If you show the data in detail a box plot need not be too complicated. The most common default -- beyond showing a box with median and quartiles -- is to extend whiskers to the furthest points within 1.5 IQR of the nearer quartile. Although that rule can be encapsulated in a sentence -- I just did that -- it is rarely explained to readers in papers, often mangled in books even by statisticians, and most importantly has lost its original rationale (from some 50 years ago) of being a rule of thumb for deciding which data points should be plotted by hand when using pen and paper [NB]. An older idea than Tukey's whisker rule, which was just one of several he played with, is just to show selected paired quantiles (percentiles, if you like). Back in 1933 Crowe showed octiles.

Here's one of many examples of what you can do. I show box plots side by side with quantile plots. The box plots are rendered Tufte-style as explained at https://www.statalist.org/forums/for...-without-boxes Since writing that, I have (re-)discovered that the term midgap plot was used by my late colleague at Durham, Allan Seheult.

To show geometric means using this syntax you need to install egenmore from SSC (or write your own egen function gmean(). instead).

Again, I use geometric means here as appropriate for these data. Other datasets could easily lead to other choices as better.

Code:

webuse nlsw88, clear 

set scheme s1color 

egen median = median(wage), by(race)

gen where = race - 0.12

stripplot wage, over(race) cumul cumprob  box(blcolor(none)) boffset(-0.12) pctile(1) vertical addplot(scatter median where, ms(Dh)) refline reflevel(gmean) xla(, noticks) yla(, ang(h))
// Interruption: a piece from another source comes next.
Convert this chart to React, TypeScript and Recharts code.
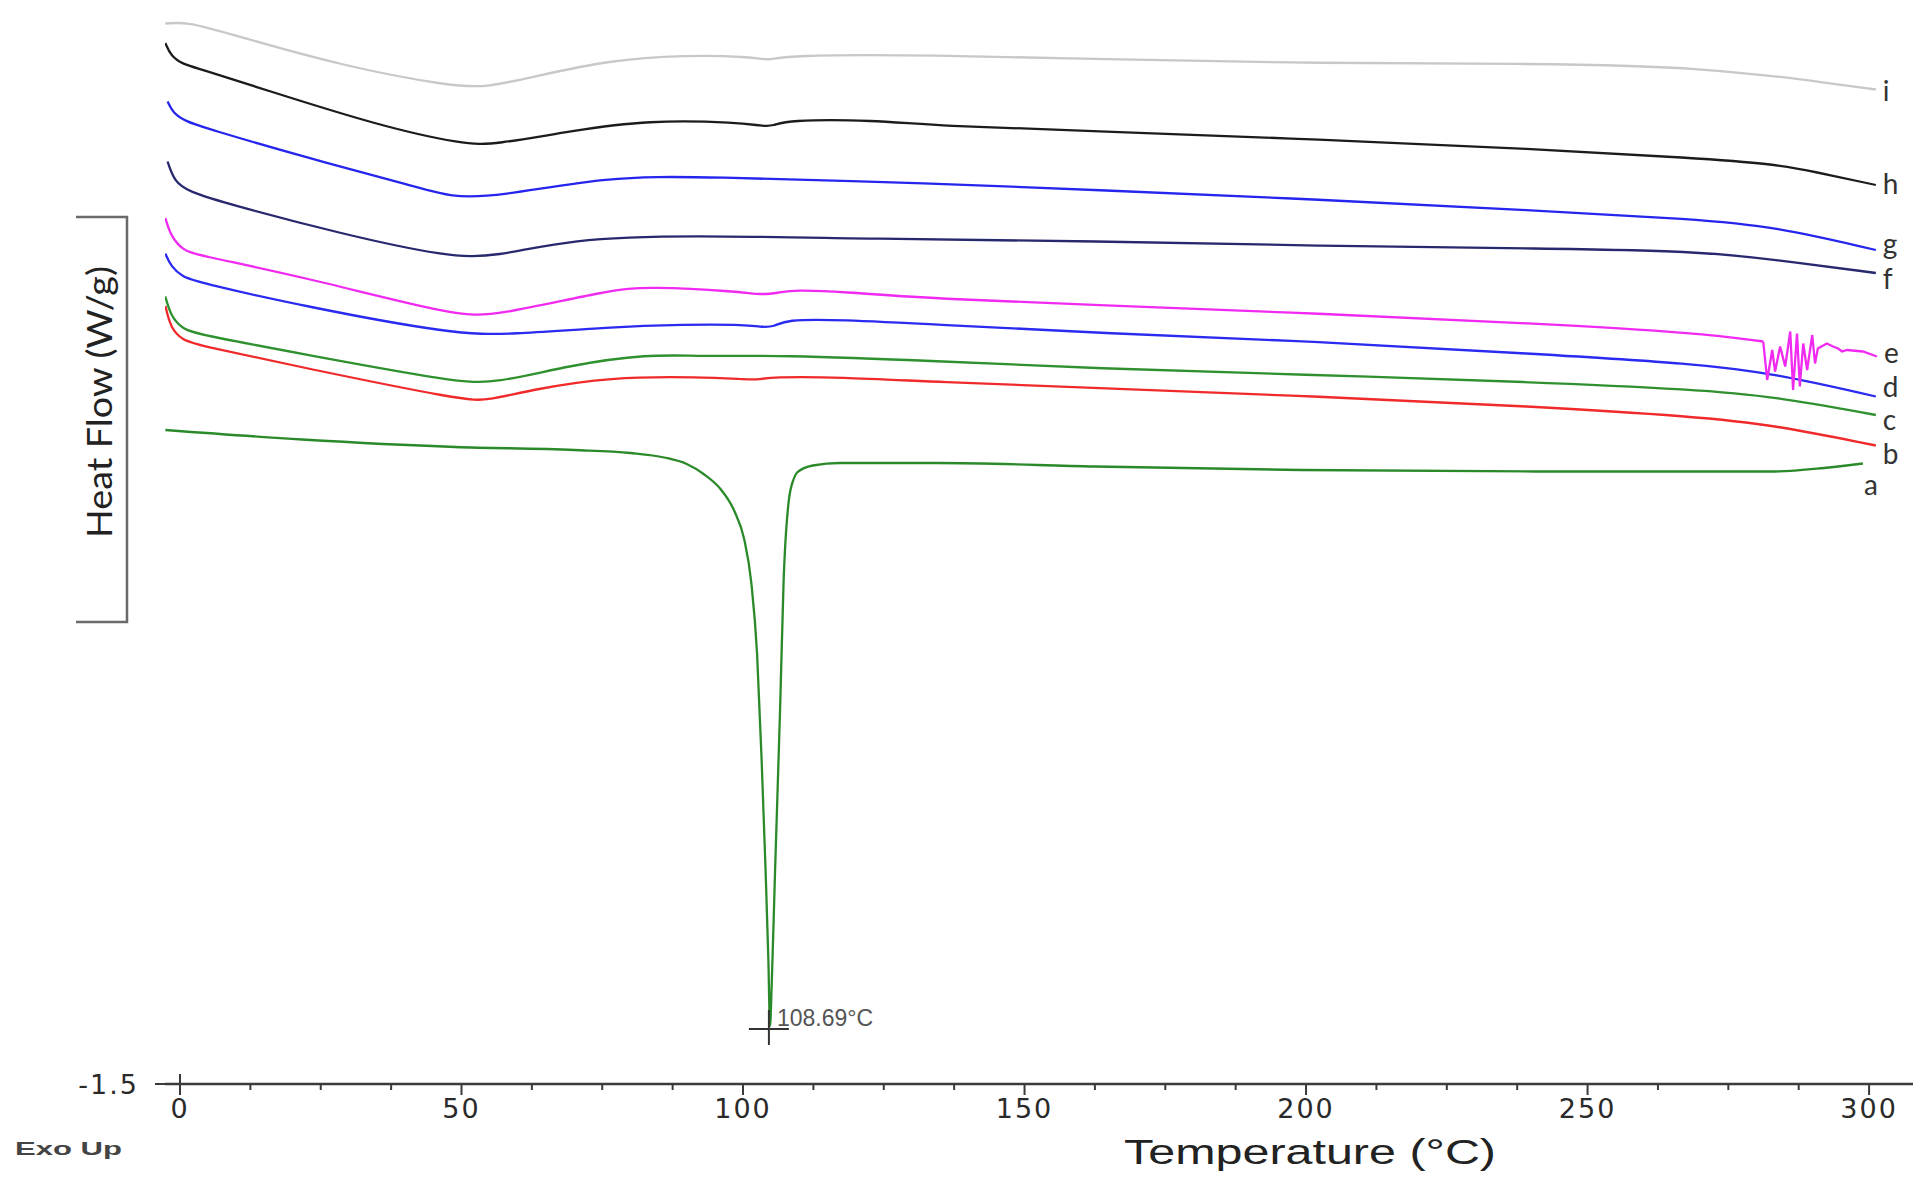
import React from 'react';
import { ComposedChart, Line, XAxis, YAxis, ReferenceDot } from 'recharts';

type Pt = [number, number];

// Temperature (°C), Heat Flow (W/g)
const curveA: Pt[] = [
  [-2.6, -0.192], [21.7, -0.211], [48.9, -0.226], [70.0, -0.232], [80.0, -0.238], [86.0, -0.247],
  [90.0, -0.26], [93.0, -0.28], [96.0, -0.31], [98.5, -0.355], [100.2, -0.41], [101.5, -0.5],
  [102.5, -0.64], [103.3, -0.85], [104.0, -1.07], [104.5, -1.25], [104.8, -1.384], [105.1, -1.3],
  [105.7, -1.071], [106.6, -0.745], [107.2, -0.498], [108.1, -0.336], [109.0, -0.29], [109.6, -0.277],
  [112.4, -0.263], [117.2, -0.258], [134.4, -0.258], [162.5, -0.265], [199.0, -0.272], [240.8, -0.275],
  [283.2, -0.275], [292.0, -0.268], [298.9, -0.259],
];
const curveB: Pt[] = [
  [-2.6, 0.056], [-1.6, 0.01], [0.5, -0.012], [3.0, -0.022], [21.7, -0.067], [50.5, -0.133], [54.6, -0.133],
  [62.6, -0.111], [76.3, -0.086], [92.4, -0.086], [101.1, -0.091], [102.8, -0.091], [105.0, -0.086],
  [117.0, -0.086], [134.4, -0.096], [162.5, -0.108], [202.5, -0.125], [240.8, -0.145], [269.0, -0.165],
  [283.2, -0.182], [301.2, -0.223],
];
const curveC: Pt[] = [
  [-2.6, 0.075], [-1.6, 0.035], [0.5, 0.01], [3.0, 0.0], [21.7, -0.04], [48.9, -0.096], [55.9, -0.099],
  [69.4, -0.062], [83.1, -0.04], [92.4, -0.045], [106.4, -0.042], [134.4, -0.054], [162.5, -0.069],
  [199.0, -0.081], [240.8, -0.096], [269.0, -0.111], [283.2, -0.125], [301.2, -0.162],
];
const curveD: Pt[] = [
  [-2.6, 0.161], [-1.6, 0.135], [0.5, 0.114], [3.0, 0.104], [21.7, 0.056], [48.9, -0.001], [58.5, -0.001],
  [76.3, 0.014], [89.8, 0.019], [99.4, 0.019], [103.3, 0.014], [105.5, 0.014], [107.5, 0.029],
  [117.0, 0.029], [134.4, 0.019], [162.5, 0.002], [202.5, -0.015], [240.8, -0.04], [269.0, -0.059],
  [283.2, -0.079], [301.2, -0.125],
];
const curveE: Pt[] = [
  [-2.6, 0.232], [-1.6, 0.195], [0.5, 0.168], [3.0, 0.158], [21.7, 0.115], [48.9, 0.036], [55.9, 0.036],
  [76.3, 0.088], [83.1, 0.095], [99.4, 0.085], [103.3, 0.078], [106.4, 0.083], [109.4, 0.088],
  [117.0, 0.085], [134.4, 0.07], [162.5, 0.058], [202.5, 0.041], [240.8, 0.021], [270.0, 0.002],
  [281.2, -0.015],
];
const curveENoise: Pt[] = [
  [281.2, -0.015], [281.9, -0.092], [282.8, -0.032], [283.3, -0.075], [284.2, -0.025], [285.1, -0.065],
  [286.0, 0.005], [286.5, -0.112], [287.2, 0.001], [287.7, -0.105], [288.3, -0.019], [289.0, -0.072],
  [289.9, -0.002], [290.4, -0.059], [290.9, -0.029], [292.5, -0.019], [293.6, -0.025], [294.5, -0.029],
  [295.2, -0.035], [296.1, -0.032], [298.9, -0.035], [301.4, -0.045],
];
const curveF: Pt[] = [
  [-2.2, 0.345], [-1.0, 0.305], [1.5, 0.285], [8.3, 0.261], [28.7, 0.2], [47.6, 0.154], [55.9, 0.154],
  [69.4, 0.19], [89.8, 0.198], [123.3, 0.19], [162.5, 0.186], [202.5, 0.176], [242.5, 0.171],
  [269.0, 0.166], [283.2, 0.149], [301.2, 0.122],
];
const curveG: Pt[] = [
  [-2.2, 0.465], [-1.3, 0.443], [1.0, 0.425], [4.8, 0.411], [21.7, 0.355], [42.2, 0.294], [48.0, 0.274],
  [56.0, 0.274], [76.3, 0.315], [92.4, 0.315], [134.4, 0.301], [162.5, 0.288], [202.5, 0.269],
  [240.8, 0.247], [269.0, 0.23], [283.2, 0.215], [301.2, 0.168],
];
const curveH: Pt[] = [
  [-2.6, 0.582], [-1.6, 0.556], [0.5, 0.54], [3.0, 0.532], [15.0, 0.489], [35.5, 0.416], [50.5, 0.379],
  [55.9, 0.379], [69.4, 0.406], [83.1, 0.428], [99.4, 0.423], [103.3, 0.416], [105.5, 0.416],
  [107.5, 0.428], [123.3, 0.428], [134.4, 0.416], [162.5, 0.406], [202.5, 0.389], [240.8, 0.37],
  [269.0, 0.352], [283.2, 0.34], [290.1, 0.325], [301.2, 0.298],
];
const curveI: Pt[] = [
  [-2.6, 0.621], [1.5, 0.624], [8.3, 0.602], [28.7, 0.536], [48.9, 0.494], [54.6, 0.494], [62.6, 0.514],
  [76.3, 0.548], [89.8, 0.558], [101.1, 0.555], [104.8, 0.546], [107.0, 0.558], [134.4, 0.558],
  [162.5, 0.55], [202.5, 0.541], [240.8, 0.541], [258.6, 0.536], [269.0, 0.531], [283.2, 0.516],
  [290.1, 0.506], [301.2, 0.489],
];

const seriesNames = ['a', 'b', 'c', 'd', 'e', 'f', 'g', 'h', 'i'];
const seriesData = [curveA, curveB, curveC, curveD, curveE, curveF, curveG, curveH, curveI];
const labelSeries = [curveA, curveB, curveC, curveD, curveENoise, curveF, curveG, curveH, curveI];

const xTicks = [0, 12.5, 25, 37.5, 50, 62.5, 75, 87.5, 100, 112.5, 125, 137.5, 150, 162.5, 175, 187.5, 200,
  212.5, 225, 237.5, 250, 262.5, 275, 287.5, 300];
const yTicks = [-1.5];
const peakT = 104.6;
const peakV = -1.39;
const peakLabel = '108.69°C';
const xTitle = 'Temperature (°C)';
const yTitle = 'Heat Flow (W/g)';
const cornerNote = 'Exo Up';

// styles (kept apart from data)
const seriesColors = ['#2a8a2a', '#f02a2a', '#2f902f', '#2a2af0', '#f02af0', '#28286e', '#2525ee', '#1c1c1c', '#c8c8c8'];
const seriesCurve: any[] = ['monotone', 'basis', 'basis', 'basis', 'basis', 'basis', 'basis', 'basis', 'basis'];
const labelOffsets: Pt[] = [[1, 20], [7, 7], [7, 4], [7, -11], [7, -5], [7, 5], [7, -7], [7, -2], [7, 0]];

const AXIS = '#3a3a3a';
const TICK_FONT = 'DejaVu Sans';

const toRows = (pts: Pt[]) => pts.map(([t, v]) => ({ t, v }));

const XTick = (props: any) => {
  const { x, y, payload } = props;
  const v = payload.value as number;
  const major = v % 50 === 0;
  return (
    <g>
      <line x1={x} x2={x} y1={v === 0 ? y - 10 : y} y2={y + (major ? 11 : 6)} stroke={AXIS} strokeWidth={2} />
      {major && (
        <text x={x} y={y + 24} textAnchor="middle" dominantBaseline="central" fontSize={27}
          fontFamily={TICK_FONT} letterSpacing={2} fill="#2a2a2a">{v}</text>
      )}
    </g>
  );
};

const YTick = (props: any) => {
  const { x, y, payload } = props;
  return (
    <text x={x} y={y} textAnchor="end" dominantBaseline="central" fontSize={27}
      fontFamily={TICK_FONT} letterSpacing={2} fill="#2a2a2a">{payload.value}</text>
  );
};

const XTitle = () => (
  <g>
    <text x={1310} y={1151} textAnchor="middle" dominantBaseline="central" fontSize={35}
      fontFamily="Liberation Sans" fill="#222" textLength={372} lengthAdjust="spacingAndGlyphs">{xTitle}</text>
    <text x={15} y={1149} dominantBaseline="central" fontSize={18} fontWeight="bold"
      fontFamily="Liberation Sans" fill="#444" textLength={107} lengthAdjust="spacingAndGlyphs">{cornerNote}</text>
  </g>
);

const YTitle = () => (
  <g>
    <path d="M76 217 H127 V622 H76" fill="none" stroke="#6a6a6a" strokeWidth={2.5} />
    <text x={98} y={402} transform="rotate(-90 98 402)" textAnchor="middle" dominantBaseline="central"
      fontSize={35} fontFamily="Lato" fill="#222" textLength={272} lengthAdjust="spacingAndGlyphs">{yTitle}</text>
  </g>
);

const PeakMark = (props: any) => {
  const { cx, cy } = props;
  return (
    <g>
      <line x1={cx - 20} x2={cx + 20} y1={cy} y2={cy} stroke="#333" strokeWidth={2} />
      <line x1={cx} x2={cx} y1={cy - 19} y2={cy + 16} stroke="#333" strokeWidth={2} />
      <text x={cx + 8} y={cy - 11} dominantBaseline="central" fontSize={23} fontFamily="Liberation Sans"
        fill="#555">{peakLabel}</text>
    </g>
  );
};

const makeEndLabel = (name: string, off: Pt) => (props: any) => {
  const { cx, cy } = props;
  return (
    <text x={cx + off[0]} y={cy + off[1]} dominantBaseline="central" fontSize={28} fontFamily="Lato"
      fill="#333">{name}</text>
  );
};

export default function App() {
  return (
    <div style={{ position: 'absolute', left: 0, top: 0, width: 1920, height: 1179, background: '#fff' }}>
      <ComposedChart width={1920} height={1179} margin={{ top: 9, right: 7, bottom: 55, left: 85 }}>
        <XAxis type="number" dataKey="t" domain={[-2.66, 307.8]} ticks={xTicks} interval={0}
          allowDataOverflow axisLine={{ stroke: AXIS, strokeWidth: 2.5 }} tickLine={false}
          tickSize={0} tickMargin={0} height={40} tick={<XTick />} label={<XTitle />} />
        <YAxis type="number" domain={[-1.5, 0.65]} ticks={yTicks} allowDataOverflow axisLine={false}
          tickLine={{ stroke: AXIS, strokeWidth: 2 }} tickSize={10} tickMargin={16} width={80}
          tick={<YTick />} label={<YTitle />} />
        {seriesData.map((d, i) => (
          <Line key={seriesNames[i]} data={toRows(d)} dataKey="v" type={seriesCurve[i]} stroke={seriesColors[i]}
            strokeWidth={2.3} dot={false} activeDot={false} isAnimationActive={false} />
        ))}
        <Line key="e-noise" data={toRows(curveENoise)} dataKey="v" type="linear" stroke={seriesColors[4]}
          strokeWidth={2.3} dot={false} activeDot={false} isAnimationActive={false} />
        {labelSeries.map((d, i) => (
          <ReferenceDot key={'lbl' + seriesNames[i]} x={d[d.length - 1][0]} y={d[d.length - 1][1]} r={0}
            shape={makeEndLabel(seriesNames[i], labelOffsets[i])} />
        ))}
        <ReferenceDot x={peakT} y={peakV} r={0} shape={PeakMark} />
      </ComposedChart>
    </div>
  );
}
Naturally what works best for your own data can only be established by experiment but posting a sample dataset would allow some playing around.

Thank you very much for your reply (Apologies for not providing the reference of the paper). Yeah you are right the diversity index is the Simpson diversity index. It is continuous ranging from 0 to 1 (Should have mentioned it)


Yeah you are absolutely right. That is the broad idea

Thank you for this suggestion Nick. I will start exploring, starting with the plot you generated.